Die Glutnester sind schwächer
geworden, aber immer noch kann ein Windhauch sie aufblühen lassen.
Meine Brille ist wie ein Heuschreck davongehüpft, nachdem mir ein
übermütiges Wesen über den Kopf gefahren ist. Das klingt
mysteriös, war aber ein ganz irdischer Vorgang.

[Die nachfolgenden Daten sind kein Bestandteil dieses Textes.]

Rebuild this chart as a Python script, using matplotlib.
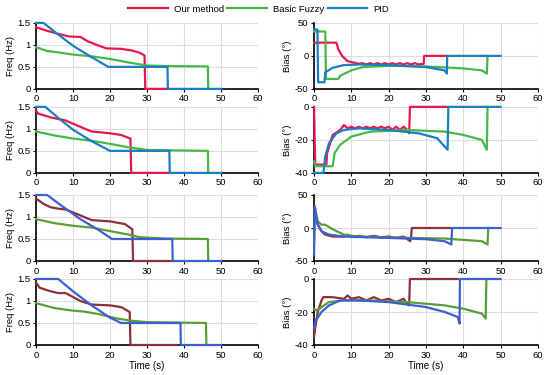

Immer wieder halte ich Ausschau nach
irgendeinem Stern. Es macht aber gar nichts, wenn ich keinen
entdecke. Ich meine da drüben im Dunkeln eine Gestalt zu spüren;
gerade fliegt ein Glühwürmchen vorbei. Ich will jetzt die Glut
löschen, bringe es aber nicht übers Herz; es geht immer noch Wärme
von ihr aus.
Jetzt habe ich die Glut gelöscht; das
Zischen des Wasserdampfes war laut und störend, aber plötzlich war
der halbe Himmel wolkenfrei und ich konnte den ganzen großen Wagen
sehen. Und Wega mit ihrer Leier und die zwei hellsten Sterne vom
Adler. Jetzt, wo ich das aufschreibe, ist auch Arktur frei und ein
paar seiner Begleiter sind es auch.
Einige Wolken zeigen schon das Glitzern
des Mondlichts, aber der Mond selber ist noch nicht aufgegangen. Eine
nächtliche „Morgenröte“ in Silber. Für dieses schiefe Bild hat
mich gleich ein kleines Insekt ins Augenlid gestochen; solche
Vergleiche werden bestraft. Möglicherweise war dieses kleine Wesen
mit der Sonne verbündet, und weil es sich hinter meinem Brillenglas
versteckt hatte, konnte ich es beim Schreiben nicht wegwischen. Bei
einem solchen Vergleich sagt eben die Sonne „Halt!“
Es ist vollkommen still hier, bis auf
das Rauschen der Bäche, das sich in die Stille fügt. Nichts regt
sich, nur hin und wieder ein Lufthauch. Die Wolken verdecken mir
abwechselnd die Sternbilder, nur den großen Wagen lassen sie frei.
Jetzt ist ein großer Käfer auf mein
Heft gelandet. Sicher vom Licht der Taschenlampe angezogen. Mit
Herkules komme ich nicht zu Rande, ich weiß zwar ungefähr, wo er
ist, aber merke mir nicht und nicht seine Gestalt.